Family members working in the business: A family member of any of the business owners or partners, or a member of such a business owner’s or partner’s household, is not considered an employee for purposes of the credit. Thus, neither their wages nor their hours are counted in determining the number of full-time equivalent employees or the amount of average annual wages, and premiums paid on their behalf are not counted in determining the amount of the credit.
For this purpose, a “family member” is defined as a child (or descendant of a child); a sibling or step-sibling; a parent (or ancestor of a parent); a step-parent; a niece or nephew; an aunt or uncle; or a son-in-law, daughter- in-law, father-in-law, mother-in-law, brother-in-law or sister-in-law. In addition, spouses of certain business owners are not considered employees for purposes of the credit.
Specifically, the following spouses are not taken into account for purposes of the credit: the employee-spouse of a shareholder owning more two percent of the stock of an S corporation; the employee-spouse of an owner of more than five percent of a business; the employee-spouse of a partner owning more than a 5 percent interest in a partnership; and the employee-spouse of a sole proprietor.
Business owners working in the business: A sole proprietor, a partner in a partnership, a shareholder owning more than 2 percent of an S corporation, and any owner of more than 5 percent of other businesses are not considered employees for purposes of the credit. Thus, the wages or hours of these business owners and partners are not counted in determining either the number of FTEs or the amount of average annual wages, and premiums paid on their behalf are not counted in determining the amount of the credit.

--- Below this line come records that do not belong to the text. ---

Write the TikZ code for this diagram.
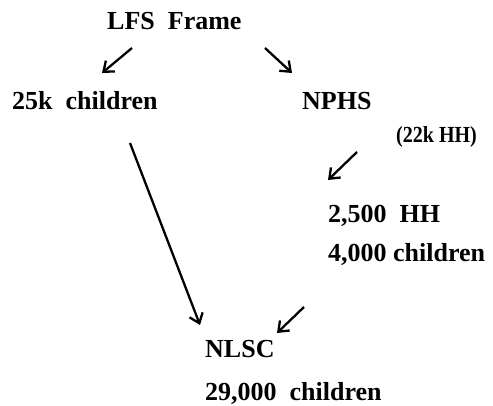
\documentclass[tikz,border=0pt]{standalone}
\usepackage{fontspec}
\setmainfont{Liberation Serif}
\usetikzlibrary{arrows.meta}
\begin{document}
\begin{tikzpicture}[x=1pt,y=-1pt,
  lbl/.style={inner sep=0pt,anchor=base west,font=\bfseries\fontsize{26}{30}\selectfont},
  small/.style={inner sep=0pt,anchor=base west,font=\bfseries\fontsize{23}{26}\selectfont},
  arr/.style={line width=2.3pt,-{Straight Barb[length=9pt,width=14pt,line width=2.3pt]}}]
\useasboundingbox (0,0) rectangle (493,406);
\node[lbl] (lfs) at (107,30) {LFS\ \ Frame};
\node[lbl] (c25) at (12,110) {25k\ \ children};
\node[lbl] (nphs) at (302,110) {NPHS};
\node[small] (hh22) at (396,143) {\scalebox{0.87}[1]{(22k HH)}};
\node[lbl] (hh) at (328,223) {2,500\ \ HH};
\node[lbl] (c4) at (328,262) {4,000 children};
\node[lbl] (nlsc) at (205,357) {NLSC};
\node[lbl] (c29) at (205,400) {29,000\ \ children};
\coordinate (a1s) at (132,48); \coordinate (a1e) at (102,73);
\coordinate (a2s) at (265,48); \coordinate (a2e) at (292,73);
\coordinate (a3s) at (357,152); \coordinate (a3e) at (328,180);
\coordinate (a4s) at (130,143); \coordinate (a4e) at (200,325);
\coordinate (a5s) at (304,307); \coordinate (a5e) at (277,333);
\draw[arr] (a1s) -- (a1e);
\draw[arr] (a2s) -- (a2e);
\draw[arr] (a3s) -- (a3e);
\draw[arr] (a4s) -- (a4e);
\draw[arr] (a5s) -- (a5e);
\end{tikzpicture}
\end{document}
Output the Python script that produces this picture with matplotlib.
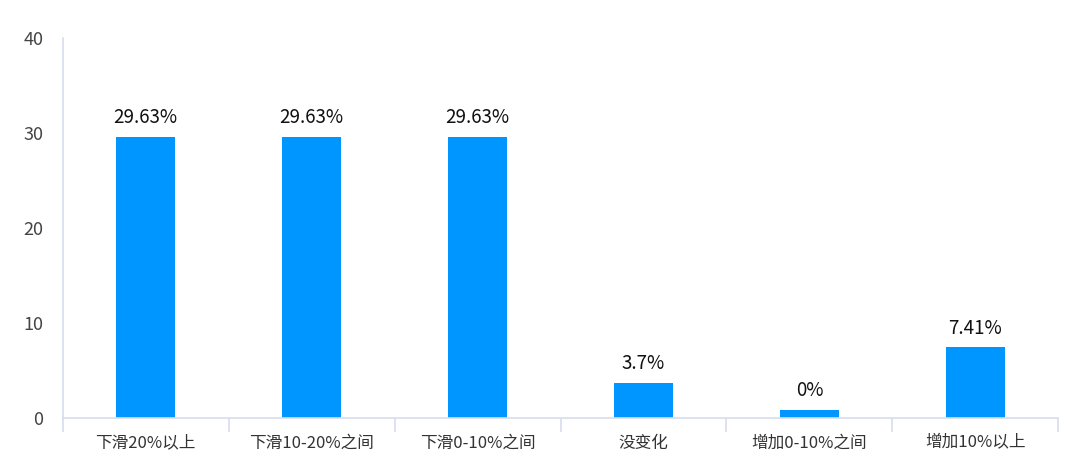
import numpy as np
import matplotlib.pyplot as plt
from matplotlib.ticker import FixedLocator

plt.rcParams['font.family'] = ['Noto Sans CJK SC', 'DejaVu Sans']

categories = ['下滑20%以上', '下滑10-20%之间', '下滑0-10%之间', '没变化', '增加0-10%之间', '增加10%以上']
values = [29.63, 29.63, 29.63, 3.7, 0, 7.41]
labels = ['29.63%', '29.63%', '29.63%', '3.7%', '0%', '7.41%']

bar_color = '#0096FF'
axis_color = '#D8DDEE'

fig = plt.figure(figsize=(10.8, 4.7), dpi=100)
ax = fig.add_axes([0.058, 0.111, 0.922, 0.808])

x = np.arange(len(categories))
# zero-valued bars still get a thin visible stub, like the original
heights = np.maximum(values, 0.85)
ax.bar(x, heights, width=0.36, color=bar_color, zorder=2)

for xi, h, lab in zip(x, heights, labels):
    ax.annotate(lab, (xi, h), xytext=(0, 6), textcoords='offset points',
                ha='center', va='bottom', fontsize=13.5, color='#111111')

ax.set_xlim(-0.5, len(categories) - 0.5)
ax.set_ylim(0, 40)
ax.set_yticks([0, 10, 20, 30, 40])
ax.tick_params(axis='y', length=0, pad=14, labelsize=13, labelcolor='#444444')

ax.set_xticks(x)
ax.set_xticklabels(categories)
ax.xaxis.set_minor_locator(FixedLocator(np.arange(len(categories) + 1) - 0.5))
ax.tick_params(axis='x', which='major', length=0, pad=12, labelsize=12, labelcolor='#333333')
ax.tick_params(axis='x', which='minor', length=10, width=1.2, color=axis_color)

for s in ['top', 'right']:
    ax.spines[s].set_visible(False)
ax.spines['left'].set_color(axis_color)
ax.spines['bottom'].set_color(axis_color)
ax.spines['left'].set_linewidth(1.2)
ax.spines['bottom'].set_linewidth(1.2)

fig.savefig('out.png', dpi=100)
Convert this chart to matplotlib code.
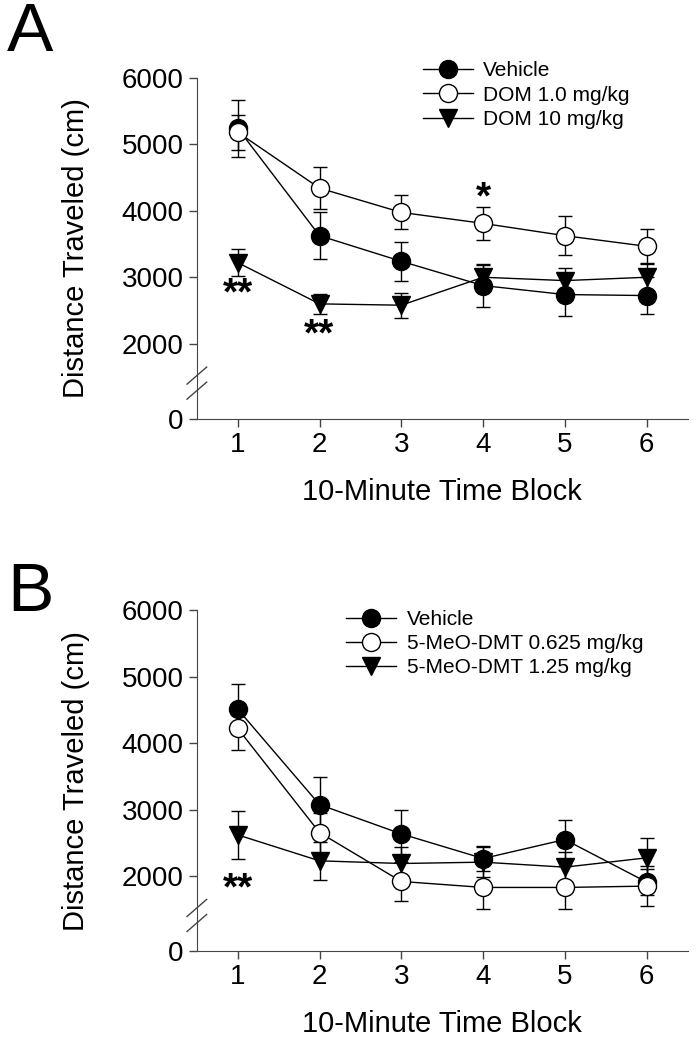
import numpy as np
import matplotlib
matplotlib.use('Agg')
import matplotlib.pyplot as plt
from matplotlib.lines import Line2D

plt.rcParams['font.family'] = ['Liberation Sans', 'DejaVu Sans']

blocks = [1, 2, 3, 4, 5, 6]

# panel A: DOM
a_labels = ['Vehicle', 'DOM 1.0 mg/kg', 'DOM 10 mg/kg']
a_veh = [5240, 3625, 3240, 2875, 2740, 2725]
a_veh_err = [430, 350, 290, 320, 320, 280]
a_low = [5180, 4340, 3975, 3810, 3625, 3465]
a_low_err = [260, 320, 255, 250, 295, 255]
a_high = [3220, 2600, 2580, 3000, 2950, 3000]
a_high_err = [200, 145, 190, 190, 190, 200]
a_stars = [(1, 2850, '**'), (2, 2230, '**'), (4, 4290, '*')]

# panel B: 5-MeO-DMT
b_labels = ['Vehicle', '5-MeO-DMT 0.625 mg/kg', '5-MeO-DMT 1.25 mg/kg']
b_veh = [4510, 3075, 2635, 2265, 2550, 1910]
b_veh_err = [380, 410, 360, 190, 300, 200]
b_low = [4220, 2655, 1920, 1830, 1830, 1850]
b_low_err = [320, 300, 290, 330, 320, 300]
b_high = [2620, 2230, 2190, 2210, 2135, 2275]
b_high_err = [360, 290, 250, 230, 230, 300]
b_stars = [(1, 1900, '**')]

yticks = [0, 2000, 3000, 4000, 5000, 6000]

# broken axis: everything below 1500 squeezed into a short stub
BRK, ZERO = 1500.0, 870.0


def fwd(v):
    v = np.asarray(v, dtype=float)
    return np.where(v >= BRK, v, ZERO + v * (BRK - ZERO) / BRK)


def inv(u):
    u = np.asarray(u, dtype=float)
    return np.where(u >= BRK, u, (u - ZERO) * BRK / (BRK - ZERO))


styles = [dict(marker='o', mfc='black'),
          dict(marker='o', mfc='white'),
          dict(marker='v', mfc='black')]


def panel(ax, series, errs, labels, stars, leg_xy):
    ax.set_yscale('function', functions=(fwd, inv))
    for vals, err, st, lab in zip(series, errs, styles, labels):
        ax.errorbar(blocks, vals, yerr=err, color='black', lw=1.0,
                    elinewidth=1.0, capsize=5, capthick=1.0,
                    marker=st['marker'], mfc=st['mfc'], mec='black',
                    mew=1.0, ms=13, label=lab, zorder=3)
    # asterisk glyph sits high in the line box, so nudge it down
    for x, y, s in stars:
        ax.annotate(s, (x, y), xytext=(0, -5), textcoords='offset points',
                    ha='center', va='center', fontsize=28, fontweight='bold')
    ax.set_xlim(0.5, 6.5)
    ax.set_ylim(0, 6000)
    ax.set_xticks(blocks)
    ax.set_yticks(yticks)
    ax.set_yticklabels([str(t) for t in yticks])
    ax.tick_params(labelsize=20, direction='out', length=6, width=1,
                   color='#444444')
    ax.spines['top'].set_visible(False)
    ax.spines['right'].set_visible(False)
    for s in ['left', 'bottom']:
        ax.spines[s].set_color('#444444')
    ax.set_ylabel('Distance Traveled (cm)', fontsize=21, labelpad=23)
    ax.set_xlabel('10-Minute Time Block', fontsize=21, labelpad=14)
    # break marks on the y axis
    yb = 0.105
    for off in (-0.022, 0.022):
        ax.add_line(Line2D([-0.02, 0.02], [yb + off - 0.025, yb + off + 0.025],
                           transform=ax.transAxes, color='#444444', lw=1,
                           clip_on=False))
    handles = [Line2D([0], [0], color='black', lw=1, marker=st['marker'],
                      mfc=st['mfc'], mec='black', ms=13) for st in styles]
    ax.legend(handles, labels, loc='upper left', bbox_to_anchor=leg_xy,
              frameon=False, fontsize=15, handlelength=2.4,
              handletextpad=0.5, labelspacing=0.25, borderaxespad=0)


fig = plt.figure(figsize=(6.98, 10.5), dpi=100)
ax1 = fig.add_axes([0.282, 0.601, 0.703, 0.325])
ax2 = fig.add_axes([0.282, 0.094, 0.703, 0.325])

panel(ax1, [a_veh, a_low, a_high], [a_veh_err, a_low_err, a_high_err],
      a_labels, a_stars, (0.443, 1.072))
panel(ax2, [b_veh, b_low, b_high], [b_veh_err, b_low_err, b_high_err],
      b_labels, b_stars, (0.288, 1.025))

fig.text(0.01, 0.999, 'A', fontsize=50, va='top', ha='left')
fig.text(0.01, 0.466, 'B', fontsize=50, va='top', ha='left')

fig.savefig('out.png', dpi=100)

International employers: For tax years beginning in 2010 through 2013, a qualified employer located outside the United States (including an employer located in a U.S. territory), which has income effectively connected with the conduct of a trade or business in the United States, may claim the small business health care tax credit only if it pays premiums for an employee’s health insurance coverage that is issued in and regulated by one of the 50 states or the District of Columbia.